I am studying Calculus from the book Calculus with Concepts in Calculus 6th Edition by Denny Gulick and Robert Ellis. Within the book, in section 12.4, the concept of parametrization and the different categories of parametrization is introduced. According to it:
A curve $C$ is closed if it has a parametrization whose domain is a closed interval $[a, b]$ such that $r(a) = r(b)$, but otherwise $r(t_1) \neq r(t_2)$ for $t_1 \neq t_2$, with at most finitely many exceptions.
A vector-valued function $r$ defined on an interval $I$ is smooth if $r$ has a continuous derivative on $I$ and $r(t) \neq 0$ for each interior point $t$. A curve $C$ is smooth if it has a smooth parametrization.
Now consider this example: the parametrization of a unit circle centered at the origin given by $r(t) = cos(t)i + sin(t)j$ for $0 \leq t \leq 2\pi$ where $i$ and $j$ are unit vectors along the x and y directions. This satisfies the conditions for a closed parametrization but it also satisfies the conditions of a smooth parametrization. So is it both?

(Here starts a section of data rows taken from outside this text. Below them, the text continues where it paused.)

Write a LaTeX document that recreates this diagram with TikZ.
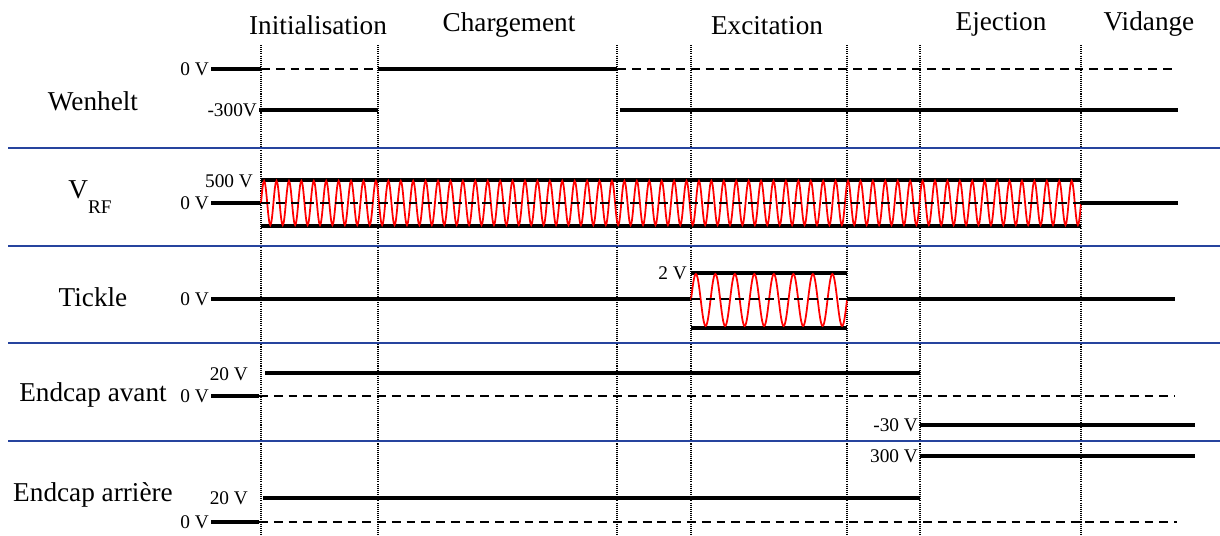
\documentclass[tikz,border=0pt]{standalone}
\usepackage{fontspec}
\setmainfont{Liberation Serif}
\usetikzlibrary{positioning}
\definecolor{sepblue}{RGB}{38,68,158}

\begin{document}
\begin{tikzpicture}[x=0.02cm, y=-0.02cm,
    sig/.style={line width=2.1pt},
    zero/.style={line width=0.9pt, dash pattern=on 5pt off 3.4pt},
    bound/.style={line width=1pt, dash pattern=on 0.6pt off 0.6pt},
    sep/.style={line width=1.5pt, draw=sepblue},
    wave/.style={draw=red, line width=1pt},
    phasename/.style={font=\fontsize{15.5}{18}\selectfont, anchor=base, inner sep=0pt},
    signame/.style={font=\fontsize{15.5}{18}\selectfont, anchor=base, inner sep=0pt},
    volt/.style={font=\fontsize{11}{13}\selectfont, anchor=east, inner sep=1pt}
  ]
  \useasboundingbox (0,0) rectangle (1220,536);

  % phases
  \node[phasename] (init) at (318,35) {Initialisation};
  \node[phasename] (charg) at (509,32) {Chargement};
  \node[phasename] (excit) at (767,35) {Excitation};
  \node[phasename] (eject) at (1001,31) {Ejection};
  \node[phasename] (vid) at (1149,31) {Vidange};
  \foreach \x in {261,378,617,691,847,920,1081}
    \draw[bound] (\x,45) -- (\x,536);
  \foreach \y in {148,246,343,441}
    \draw[sep] (8,\y) -- (1220,\y);

  % Wenhelt
  \node[signame] (wen) at (93,111) {Wenhelt};
  \node[volt] (w0) at (211,69) {0 V};
  \node[volt] (w300) at (259,110) {-300V};
  \draw[sig] (w0.east) -- (261,69);
  \draw[zero] (261,69) -- (378,69);
  \draw[sig] (378,69) -- (617,69);
  \draw[zero] (617,69) -- (1177,69);
  \draw[sig] (w300.east) -- (378,110);
  \draw[sig] (620,110) -- (1178,110);

  % V_RF
  \node[signame, anchor=base west] (vrf) at (68,199) {V\raisebox{-8pt}{\fontsize{11}{13}\selectfont RF}};
  \node[volt] (r500) at (255,181) {500 V};
  \node[volt] (r0) at (211,203) {0 V};
  \draw[sig] (r0.east) -- (261,203);
  \draw[sig] (261,180) -- (1081,180);
  \draw[sig] (261,226) -- (1081,226);
  \draw[wave] (261,203) \foreach \k in {1,...,66}{
      sin ++(3.106,-22) cos ++(3.106,22) sin ++(3.106,22) cos ++(3.106,-22) };
  \draw[zero] (261,203) -- (1081,203);
  \draw[sig] (1081,203) -- (1178,203);

  % Tickle
  \node[signame] (tick) at (93,307) {Tickle};
  \node[volt] (t0) at (211,299) {0 V};
  \node[volt] (t2) at (689,273) {2 V};
  \draw[sig] (t0.east) -- (691,299);
  \draw[sig] (691,273) -- (847,273);
  \draw[sig] (691,328) -- (847,328);
  \draw[wave] (691,300) \foreach \k in {1,...,8}{
      sin ++(4.875,-26) cos ++(4.875,26) sin ++(4.875,26) cos ++(4.875,-26) };
  \draw[zero] (691,299) -- (847,299);
  \draw[sig] (847,299) -- (1175,299);

  % Endcap avant
  \node[signame] (eav) at (93,402) {Endcap avant};
  \node[volt] (a20) at (250,374) {20 V};
  \node[volt] (a0) at (211,396) {0 V};
  \node[volt] (a30) at (920,425) {-30 V};
  \draw[sig] (265,373) -- (920,373);
  \draw[sig] (a0.east) -- (259,396);
  \draw[zero] (259,396) -- (1175,396);
  \draw[sig] (a30.east) -- (1195,425);

  % Endcap arriere
  \node[signame] (ear) at (93,501) {Endcap arrière};
  \node[volt] (b300) at (920,456) {300 V};
  \node[volt] (b20) at (250,498) {20 V};
  \node[volt] (b0) at (211,522) {0 V};
  \draw[sig] (b300.east) -- (1195,456);
  \draw[sig] (263,498) -- (920,498);
  \draw[sig] (b0.east) -- (259,522);
  \draw[zero] (259,522) -- (1177,522);
\end{tikzpicture}
\end{document}
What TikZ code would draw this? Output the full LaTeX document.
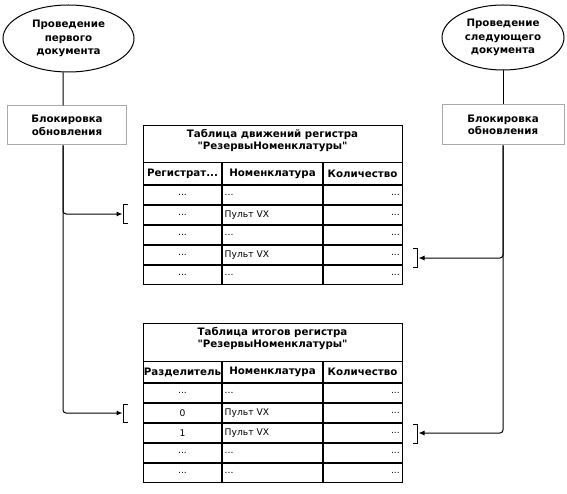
\documentclass[tikz,border=0pt]{standalone}
\usepackage{fontspec}
\setmainfont{DejaVu Sans}[Ligatures=TeXOff]
\usetikzlibrary{arrows.meta,shapes.geometric}
\definecolor{boxgray}{RGB}{170,170,170}
\newcommand{\tdots}{...}
\begin{document}
\begin{tikzpicture}[x=1bp,y=-1bp,
  bf/.style={font=\fontsize{10.3}{12.5}\selectfont\bfseries},
  rg/.style={font=\fontsize{9.2}{11}\selectfont},
  oval/.style={ellipse, draw, line width=1bp, inner sep=0pt, align=center, bf},
  lockbox/.style={draw=boxgray, line width=1bp, inner sep=0pt, align=center, bf},
  thinl/.style={line width=1bp},
  thickl/.style={line width=2bp},
  conn/.style={line width=1bp, rounded corners=3bp, -{Latex[length=6bp,width=5bp]}},
  brk/.style={line width=1bp},
  tframe/.style={draw, line width=1bp, inner sep=0pt, anchor=north west, minimum width=259bp},
  ttl/.style={bf, align=center, inner sep=0pt, font=\fontsize{10.3}{12}\selectfont\bfseries},
  hd/.style={bf, inner sep=0pt},
  cc/.style={rg, inner sep=0pt},
  cl/.style={rg, inner sep=0pt, anchor=west},
  cr/.style={rg, inner sep=0pt, anchor=east},
]
\useasboundingbox (0,0) rectangle (567,494);

% ovals
\node[oval, minimum width=131bp, minimum height=67bp, font=\fontsize{10.3}{13.5}\selectfont\bfseries] (e1) at (68.5,38.5) {Проведение\\первого\\документа};
\node[oval, minimum width=122bp, minimum height=65bp, font=\fontsize{10.3}{13.5}\selectfont\bfseries] (e2) at (503,37.5) {Проведение\\следующего\\документа};

% lock boxes
\node[lockbox, minimum width=118bp, minimum height=39bp] (b1) at (67,125.5) {Блокировка\\обновления};
\node[lockbox, minimum width=122bp, minimum height=40bp] (b2) at (503,125) {Блокировка\\обновления};

\draw[thinl] ([xshift=-5.5bp]e1.south) -- ([xshift=-4bp]b1.north);
\draw[thinl] (e2.south) -- (b2.north);

% ---------- table 1 ----------
\node[tframe, minimum height=159bp] (t1) at (143,125) {};
\draw[thinl] (143,163) -- (402,163);
\draw[thickl] (143,185) -- (402,185);
\foreach \yy in {205,225,245,265} \draw[thickl] (143,\yy) -- (402,\yy);
\draw[thickl] (222,163) -- (222,284);
\draw[thickl] (323,163) -- (323,284);
\node[ttl] (t1title) at (272.5,141) {Таблица движений регистра\\"РезервыНоменклатуры"};
\node[hd] (t1h1) at (182.5,174) {Регистрат...};
\node[hd] (t1h2) at (272.5,174) {Номенклатура};
\node[hd] (t1h3) at (362.5,174) {Количество};
\node[cc] (t1a1) at (182.5,195) {\tdots};
\node[cc] (t1a2) at (182.5,215) {\tdots};
\node[cc] (t1a3) at (182.5,235) {\tdots};
\node[cc] (t1a4) at (182.5,255) {\tdots};
\node[cc] (t1a5) at (182.5,274.5) {\tdots};
\node[cl] (t1b1) at (224.5,195) {\tdots};
\node[cl] (t1b2) at (224.5,215) {Пульт VX};
\node[cl] (t1b3) at (224.5,235) {\tdots};
\node[cl] (t1b4) at (224.5,255) {Пульт VX};
\node[cl] (t1b5) at (224.5,274.5) {\tdots};
\node[cr] (t1c1) at (400,195) {\tdots};
\node[cr] (t1c2) at (400,215) {\tdots};
\node[cr] (t1c3) at (400,235) {\tdots};
\node[cr] (t1c4) at (400,255) {\tdots};
\node[cr] (t1c5) at (400,274.5) {\tdots};

% ---------- table 2 ----------
\node[tframe, minimum height=159bp] (t2) at (143,323) {};
\draw[thinl] (143,361) -- (402,361);
\draw[thickl] (143,383) -- (402,383);
\foreach \yy in {403,423,443,463} \draw[thickl] (143,\yy) -- (402,\yy);
\draw[thickl] (222,361) -- (222,482);
\draw[thickl] (323,361) -- (323,482);
\node[ttl] (t2title) at (272.5,339) {Таблица итогов регистра\\"РезервыНоменклатуры"};
\node[hd] (t2h1) at (182.5,372) {Разделитель};
\node[hd] (t2h2) at (272.5,372) {Номенклатура};
\node[hd] (t2h3) at (362.5,372) {Количество};
\node[cc] (t2a1) at (182.5,393) {\tdots};
\node[cc] (t2a2) at (182.5,413) {0};
\node[cc] (t2a3) at (182.5,433) {1};
\node[cc] (t2a4) at (182.5,453) {\tdots};
\node[cc] (t2a5) at (182.5,472.5) {\tdots};
\node[cl] (t2b1) at (224.5,393) {\tdots};
\node[cl] (t2b2) at (224.5,413) {Пульт VX};
\node[cl] (t2b3) at (224.5,433) {Пульт VX};
\node[cl] (t2b4) at (224.5,453) {\tdots};
\node[cl] (t2b5) at (224.5,472.5) {\tdots};
\node[cr] (t2c1) at (400,393) {\tdots};
\node[cr] (t2c2) at (400,413) {\tdots};
\node[cr] (t2c3) at (400,433) {\tdots};
\node[cr] (t2c4) at (400,453) {\tdots};
\node[cr] (t2c5) at (400,472.5) {\tdots};

% ---------- brackets ----------
\draw[brk] (127.5,205) -- (123.5,205) -- (123.5,223) -- (127.5,223);
\draw[brk] (127.5,404) -- (123.5,404) -- (123.5,422) -- (127.5,422);
\draw[brk] (413,248) -- (417.5,248) -- (417.5,267) -- (413,267);
\draw[brk] (413,424) -- (417.5,424) -- (417.5,443) -- (413,443);
\coordinate (bl1) at (122.5,214);
\coordinate (bl2) at (122.5,413);
\coordinate (br1) at (418.5,258);
\coordinate (br2) at (418.5,433);

% ---------- connectors ----------
\coordinate (ls) at ([xshift=-4bp]b1.south);
\draw[conn] (ls) |- (bl1);
\draw[conn] (ls) |- (bl2);
\draw[conn] (b2.south) |- (br1);
\draw[conn] (b2.south) |- (br2);
\end{tikzpicture}
\end{document}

Let $$x(t)=\begin{cases}\sin^3 t& -{\pi\over 2}\le t\le {\pi \over 2}\\ 1 & {\pi\over 2} \le t\le {3\pi\over 2}\\ -\sin^3t & {3\pi\over 2}\le t\le {5\pi\over 2} \\ -1 & {5\pi \over 2}\le t\le {7\pi\over 2}\end{cases}$$ $$y(t)=\begin{cases}-1& -{\pi\over 2}\le t\le {\pi \over 2}\\ -\sin^3t & {\pi\over 2} \le t\le {3\pi\over 2}\\ 1 & {3\pi\over 2}\le t\le {5\pi\over 2} \\ \sin^3t & {5\pi \over 2}\le t\le {7\pi\over 2}\end{cases}$$ Then $r(t)=(x(t),y(t))$ parametrize the boundary of the square $|x|,|y|\le 1.$ Moreover $r\in C^{(3)}.$
Remark I guess there is a misprint in OP: the smooth parametrization requires that $r'(t)\neq 0,$ i.e. the speed does not vanish. The parametrization above does not satisfy that, as $r'(t)$ vanishes at $4$ points.
Concerning the circle $r'(t)=(-\sin t,\cos t )$ thus $\|r'(t)\|=1.$